Problem — Please list all lines of the material below in which the string "chart" occurs.
##### Listing
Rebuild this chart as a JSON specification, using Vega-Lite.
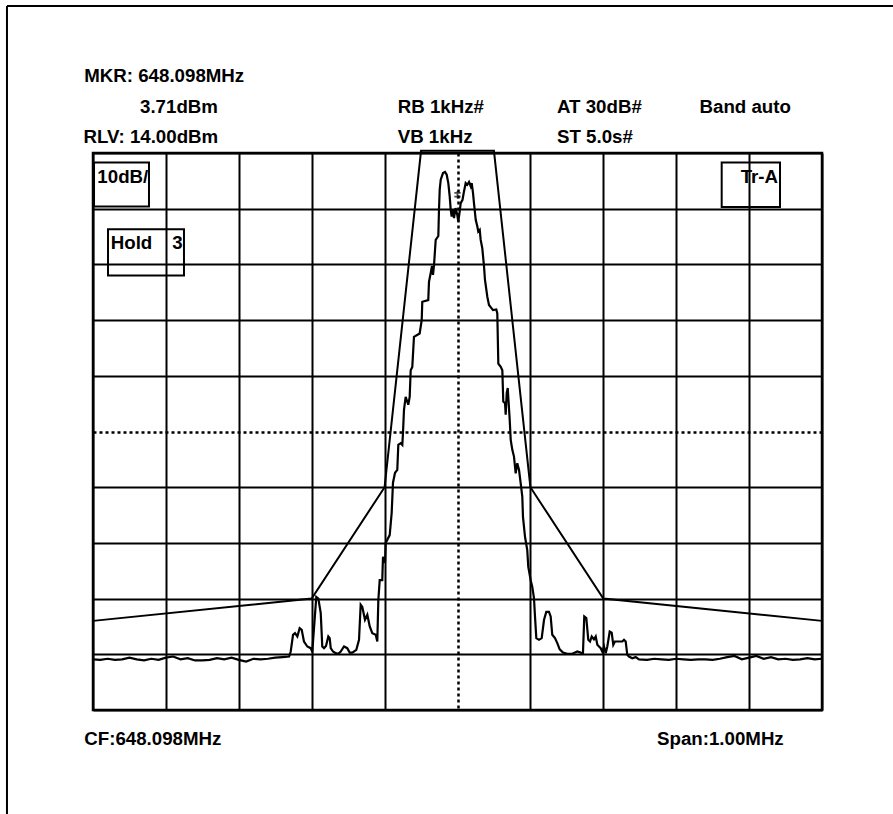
{
  "$schema": "https://vega.github.io/schema/vega-lite/v6.json",
  "width": 729,
  "height": 557,
  "autosize": {"type": "none"},
  "padding": {"left": 93, "top": 153, "right": 71, "bottom": 104},
  "background": "white",
  "config": {
    "view": {"stroke": "black", "strokeWidth": 2.5},
    "text": {"font": "Liberation Sans", "fontWeight": "bold", "fontSize": 18.7, "color": "black"}
  },
  "datasets": {
    "trace": [
      {"f": -500, "dBm": -76.9}, {"f": -490, "dBm": -77.0}, {"f": -480, "dBm": -76.8}, {"f": -470, "dBm": -77.0},
      {"f": -460, "dBm": -76.9}, {"f": -450, "dBm": -76.6}, {"f": -440, "dBm": -76.9}, {"f": -430, "dBm": -77.1},
      {"f": -420, "dBm": -76.8}, {"f": -410, "dBm": -77.0}, {"f": -400, "dBm": -76.6}, {"f": -390, "dBm": -76.4},
      {"f": -380, "dBm": -76.9}, {"f": -370, "dBm": -76.7}, {"f": -360, "dBm": -77.1}, {"f": -350, "dBm": -77.1},
      {"f": -340, "dBm": -77.0}, {"f": -330, "dBm": -76.7}, {"f": -320, "dBm": -76.9}, {"f": -310, "dBm": -76.6},
      {"f": -300, "dBm": -77.0}, {"f": -290, "dBm": -77.3}, {"f": -280, "dBm": -76.8}, {"f": -270, "dBm": -76.9},
      {"f": -260, "dBm": -76.8}, {"f": -250, "dBm": -76.6}, {"f": -240, "dBm": -76.5}, {"f": -231, "dBm": -76.4},
      {"f": -228.8, "dBm": -75.5}, {"f": -225.6, "dBm": -72.5}, {"f": -222.9, "dBm": -72.2}, {"f": -219.7, "dBm": -72.8},
      {"f": -216.5, "dBm": -71.3}, {"f": -213.7, "dBm": -71.6}, {"f": -210.6, "dBm": -73.7}, {"f": -206.0, "dBm": -74.6},
      {"f": -201.4, "dBm": -74.9}, {"f": -199.2, "dBm": -75.5}, {"f": -193.7, "dBm": -65.7}, {"f": -190.9, "dBm": -66.0},
      {"f": -187.6, "dBm": -68.6}, {"f": -185.5, "dBm": -74.6}, {"f": -183.1, "dBm": -74.9}, {"f": -180.4, "dBm": -74.5},
      {"f": -177.2, "dBm": -72.8}, {"f": -175.3, "dBm": -73.1}, {"f": -173.9, "dBm": -74.9}, {"f": -170.8, "dBm": -75.5},
      {"f": -167.1, "dBm": -75.8}, {"f": -163.5, "dBm": -75.9}, {"f": -160.2, "dBm": -75.5}, {"f": -155.7, "dBm": -74.6},
      {"f": -151.2, "dBm": -74.9}, {"f": -147.9, "dBm": -75.7}, {"f": -144.3, "dBm": -75.7}, {"f": -138.8, "dBm": -75.2},
      {"f": -135.1, "dBm": -73.4}, {"f": -132.8, "dBm": -67.1}, {"f": -130.6, "dBm": -67.5}, {"f": -126.9, "dBm": -69.8},
      {"f": -123.7, "dBm": -68.9}, {"f": -120.4, "dBm": -71.0}, {"f": -116.9, "dBm": -72.2}, {"f": -112.2, "dBm": -72.5},
      {"f": -110.0, "dBm": -73.7}, {"f": -108.6, "dBm": -66.3}, {"f": -106.7, "dBm": -62.7}, {"f": -103.2, "dBm": -62.7},
      {"f": -102.2, "dBm": -58.5}, {"f": -99.4, "dBm": -59.6}, {"f": -98.5, "dBm": -56.0}, {"f": -93.0, "dBm": -54.6},
      {"f": -90.3, "dBm": -50.6}, {"f": -88.5, "dBm": -45.2}, {"f": -85.7, "dBm": -43.4}, {"f": -82.6, "dBm": -42.9},
      {"f": -81.2, "dBm": -38.4}, {"f": -77.9, "dBm": -38.1}, {"f": -75.7, "dBm": -38.4}, {"f": -74.8, "dBm": -36.3},
      {"f": -73.4, "dBm": -32.1}, {"f": -71.1, "dBm": -29.8}, {"f": -67.5, "dBm": -31.2}, {"f": -65.6, "dBm": -29.8},
      {"f": -64.2, "dBm": -25.0}, {"f": -62.0, "dBm": -24.4}, {"f": -59.7, "dBm": -19.0}, {"f": -51.9, "dBm": -18.4},
      {"f": -49.1, "dBm": -16.0}, {"f": -48.3, "dBm": -12.7}, {"f": -40.1, "dBm": -12.4}, {"f": -39.1, "dBm": -9.1},
      {"f": -36.8, "dBm": -7.6}, {"f": -35.0, "dBm": -6.3}, {"f": -33.6, "dBm": -7.9}, {"f": -32.2, "dBm": -6.1},
      {"f": -29.9, "dBm": -1.6}, {"f": -26.3, "dBm": -0.9}, {"f": -25.4, "dBm": 3.8}, {"f": -24.4, "dBm": 7.4},
      {"f": -23.0, "dBm": 9.2}, {"f": -19.9, "dBm": 10.4}, {"f": -17.1, "dBm": 10.6}, {"f": -14.8, "dBm": 10.1},
      {"f": -12.6, "dBm": 8.6}, {"f": -10.7, "dBm": 6.2}, {"f": -9.3, "dBm": 3.8}, {"f": -8.0, "dBm": 2.6},
      {"f": -6.2, "dBm": 3.8}, {"f": -4.8, "dBm": 2.3}, {"f": -2.7, "dBm": 4.1}, {"f": -0.3, "dBm": 2.9},
      {"f": 1.1, "dBm": 1.7}, {"f": 3.0, "dBm": 3.5}, {"f": 4.4, "dBm": 5.0}, {"f": 6.9, "dBm": 5.6},
      {"f": 8.9, "dBm": 7.1}, {"f": 10.3, "dBm": 8.0}, {"f": 11.2, "dBm": 8.6}, {"f": 13.4, "dBm": 8.3},
      {"f": 15.8, "dBm": 8.8}, {"f": 18.1, "dBm": 8.0}, {"f": 19.5, "dBm": 8.6}, {"f": 21.3, "dBm": 6.8},
      {"f": 22.6, "dBm": 5.0}, {"f": 25.0, "dBm": 2.0}, {"f": 27.2, "dBm": 0.8}, {"f": 28.5, "dBm": -0.1},
      {"f": 30.5, "dBm": 0.2}, {"f": 31.8, "dBm": -1.6}, {"f": 34.0, "dBm": -3.1}, {"f": 36.4, "dBm": -6.4},
      {"f": 37.7, "dBm": -8.8}, {"f": 40.9, "dBm": -11.8}, {"f": 43.2, "dBm": -13.3}, {"f": 48.7, "dBm": -14.2},
      {"f": 53.2, "dBm": -14.1}, {"f": 54.6, "dBm": -14.8}, {"f": 56.0, "dBm": -23.8}, {"f": 59.3, "dBm": -24.4},
      {"f": 61.5, "dBm": -25.0}, {"f": 62.8, "dBm": -30.6}, {"f": 65.2, "dBm": -30.9}, {"f": 66.1, "dBm": -33.0},
      {"f": 67.5, "dBm": -29.1}, {"f": 68.9, "dBm": -28.2}, {"f": 71.6, "dBm": -33.9}, {"f": 73.0, "dBm": -37.5},
      {"f": 75.2, "dBm": -39.3}, {"f": 77.5, "dBm": -40.5}, {"f": 79.8, "dBm": -43.5}, {"f": 82.0, "dBm": -41.7},
      {"f": 84.4, "dBm": -42.9}, {"f": 86.7, "dBm": -45.3}, {"f": 88.9, "dBm": -47.7}, {"f": 89.8, "dBm": -51.3},
      {"f": 92.6, "dBm": -54.9}, {"f": 95.7, "dBm": -57.3}, {"f": 97.1, "dBm": -60.3}, {"f": 100.4, "dBm": -62.7},
      {"f": 102.6, "dBm": -63.9}, {"f": 104.9, "dBm": -65.9}, {"f": 106.3, "dBm": -69.2}, {"f": 108.1, "dBm": -73.1},
      {"f": 111.8, "dBm": -73.4}, {"f": 115.5, "dBm": -73.1}, {"f": 118.7, "dBm": -69.8}, {"f": 121.8, "dBm": -68.4},
      {"f": 125.5, "dBm": -68.4}, {"f": 127.8, "dBm": -69.2}, {"f": 130.0, "dBm": -72.5}, {"f": 133.7, "dBm": -73.1},
      {"f": 136.9, "dBm": -74.0}, {"f": 140.2, "dBm": -75.1}, {"f": 144.7, "dBm": -75.7}, {"f": 150.6, "dBm": -75.9},
      {"f": 157.5, "dBm": -75.9}, {"f": 164.3, "dBm": -75.5}, {"f": 169.0, "dBm": -75.7}, {"f": 172.1, "dBm": -75.8},
      {"f": 173.9, "dBm": -69.2}, {"f": 176.7, "dBm": -69.5}, {"f": 179.4, "dBm": -73.4}, {"f": 181.8, "dBm": -73.7},
      {"f": 184.1, "dBm": -72.8}, {"f": 187.2, "dBm": -73.3}, {"f": 189.6, "dBm": -72.8}, {"f": 191.8, "dBm": -74.3},
      {"f": 194.1, "dBm": -74.6}, {"f": 196.4, "dBm": -74.9}, {"f": 198.6, "dBm": -75.5}, {"f": 201.0, "dBm": -74.6},
      {"f": 203.3, "dBm": -75.8}, {"f": 205.5, "dBm": -74.6}, {"f": 208.8, "dBm": -71.9}, {"f": 211.5, "dBm": -72.1},
      {"f": 213.7, "dBm": -74.3}, {"f": 216.0, "dBm": -73.7}, {"f": 222.9, "dBm": -73.7}, {"f": 226.1, "dBm": -73.7},
      {"f": 228.4, "dBm": -73.4}, {"f": 230.7, "dBm": -73.7}, {"f": 232.9, "dBm": -76.1}, {"f": 235.2, "dBm": -76.4},
      {"f": 239.8, "dBm": -76.7}, {"f": 244.4, "dBm": -76.5}, {"f": 249.0, "dBm": -76.9},
      {"f": 260, "dBm": -77.0}, {"f": 270, "dBm": -76.8}, {"f": 280, "dBm": -76.9}, {"f": 290, "dBm": -77.0},
      {"f": 300, "dBm": -76.8}, {"f": 310, "dBm": -76.9}, {"f": 320, "dBm": -77.0}, {"f": 330, "dBm": -76.9},
      {"f": 340, "dBm": -76.9}, {"f": 350, "dBm": -77.0}, {"f": 360, "dBm": -76.8}, {"f": 370, "dBm": -76.5},
      {"f": 380, "dBm": -76.3}, {"f": 390, "dBm": -76.9}, {"f": 400, "dBm": -76.6}, {"f": 410, "dBm": -76.3},
      {"f": 420, "dBm": -76.8}, {"f": 430, "dBm": -76.5}, {"f": 440, "dBm": -76.9}, {"f": 450, "dBm": -76.8},
      {"f": 460, "dBm": -77.0}, {"f": 470, "dBm": -76.9}, {"f": 480, "dBm": -76.7}, {"f": 490, "dBm": -76.9},
      {"f": 500, "dBm": -76.8}
    ],
    "mask": [
      {"f": -500, "dBm": -70}, {"f": -200, "dBm": -66}, {"f": -100, "dBm": -46}, {"f": -50, "dBm": 14.4},
      {"f": 50, "dBm": 14.4}, {"f": 100, "dBm": -46}, {"f": 200, "dBm": -66}, {"f": 500, "dBm": -70}
    ],
    "marker": [{"f": 0, "dBm": 6.5}],
    "labels": [
      {"f": -512, "dBm": 26.8, "label": "MKR: 648.098MHz"},
      {"f": -435.5, "dBm": 21.2, "label": "3.71dBm"},
      {"f": -82, "dBm": 21.2, "label": "RB 1kHz#"},
      {"f": 136.5, "dBm": 21.2, "label": "AT 30dB#"},
      {"f": 332, "dBm": 21.2, "label": "Band auto"},
      {"f": -513, "dBm": 15.8, "label": "RLV: 14.00dBm"},
      {"f": -82, "dBm": 15.8, "label": "VB 1kHz"},
      {"f": 136.5, "dBm": 15.8, "label": "ST 5.0s#"},
      {"f": -512, "dBm": -92.3, "label": "CF:648.098MHz"},
      {"f": 273.7, "dBm": -92.3, "label": "Span:1.00MHz"},
      {"f": -494, "dBm": 8.7, "label": "10dB/"},
      {"f": -475.7, "dBm": -3.2, "label": "Hold"},
      {"f": -391.2, "dBm": -3.2, "label": "3"},
      {"f": 388.5, "dBm": 8.7, "label": "Tr-A"}
    ],
    "boxes": [
      {"f": -498.6, "f2": -423.2, "dBm": 12.3, "dBm2": 4.4},
      {"f": -479.4, "f2": -375.2, "dBm": 0.3, "dBm2": -8.0},
      {"f": 362.4, "f2": 442.4, "dBm": 12.3, "dBm2": 4.3}
    ]
  },
  "layer": [
    {
      "data": {"name": "trace"},
      "mark": {"type": "line", "color": "black", "strokeWidth": 2.2, "strokeJoin": "miter"},
      "encoding": {
        "x": {
          "field": "f", "type": "quantitative",
          "scale": {"domain": [-500, 500], "nice": false, "zero": false},
          "axis": {
            "values": [-500, -400, -300, -200, -100, 0, 100, 200, 300, 400, 500],
            "grid": true, "gridColor": "black", "gridOpacity": 1,
            "gridWidth": {"condition": {"test": "datum.value === 0", "value": 2.5}, "value": 2},
            "gridDash": {"condition": {"test": "datum.value === 0", "value": [3, 3]}, "value": []},
            "labels": false, "ticks": false, "domain": false, "title": null
          }
        },
        "y": {
          "field": "dBm", "type": "quantitative",
          "scale": {"domain": [-86, 14], "nice": false, "zero": false},
          "axis": {
            "values": [-86, -76, -66, -56, -46, -36, -26, -16, -6, 4, 14],
            "grid": true, "gridColor": "black", "gridOpacity": 1,
            "gridWidth": {"condition": {"test": "datum.value === -36", "value": 2.5}, "value": 2},
            "gridDash": {"condition": {"test": "datum.value === -36", "value": [3, 3]}, "value": []},
            "labels": false, "ticks": false, "domain": false, "title": null
          }
        }
      }
    },
    {
      "data": {"name": "mask"},
      "mark": {"type": "line", "color": "black", "strokeWidth": 2},
      "encoding": {
        "x": {"field": "f", "type": "quantitative"},
        "y": {"field": "dBm", "type": "quantitative"}
      }
    },
    {
      "data": {"name": "marker"},
      "mark": {"type": "point", "shape": "M-1,-0.6H1M-1,0.6H1M0,-1.2V1.2", "size": 40, "filled": false, "stroke": "black", "strokeWidth": 1.8},
      "encoding": {
        "x": {"field": "f", "type": "quantitative"},
        "y": {"field": "dBm", "type": "quantitative"}
      }
    },
    {
      "data": {"name": "boxes"},
      "mark": {"type": "rect", "fill": null, "fillOpacity": 0, "stroke": "black", "strokeWidth": 2},
      "encoding": {
        "x": {"field": "f", "type": "quantitative"},
        "x2": {"field": "f2"},
        "y": {"field": "dBm", "type": "quantitative"},
        "y2": {"field": "dBm2"}
      }
    },
    {
      "data": {"name": "labels"},
      "mark": {"type": "text", "align": "left", "baseline": "alphabetic"},
      "encoding": {
        "x": {"field": "f", "type": "quantitative"},
        "y": {"field": "dBm", "type": "quantitative"},
        "text": {"field": "label"}
      }
    },
    {
      "data": {"values": [{}]},
      "mark": {"type": "rule", "color": "black", "strokeWidth": 2},
      "encoding": {
        "x": {"datum": -618},
        "x2": {"datum": 600},
        "y": {"datum": 40.4}
      }
    },
    {
      "data": {"values": [{}]},
      "mark": {"type": "rule", "color": "black", "strokeWidth": 2},
      "encoding": {
        "x": {"datum": -618},
        "y": {"datum": 40.4},
        "y2": {"datum": -106}
      }
    }
  ]
}
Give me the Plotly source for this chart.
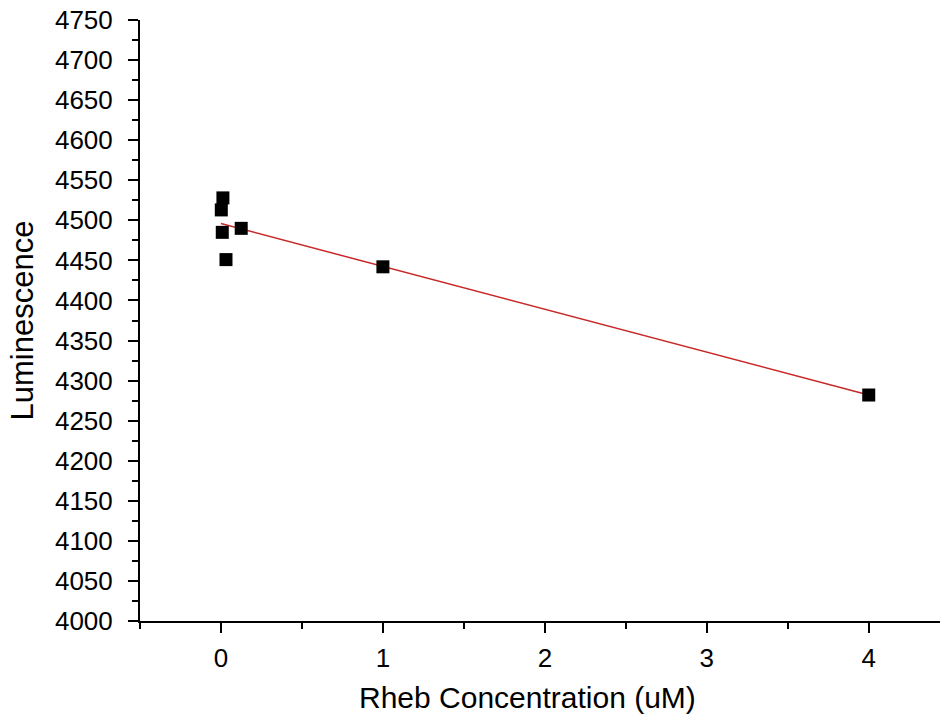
##########
Task output —
Rebuild this chart as a JSON specification, using Vega-Lite.
Give me the Plotly source for this chart.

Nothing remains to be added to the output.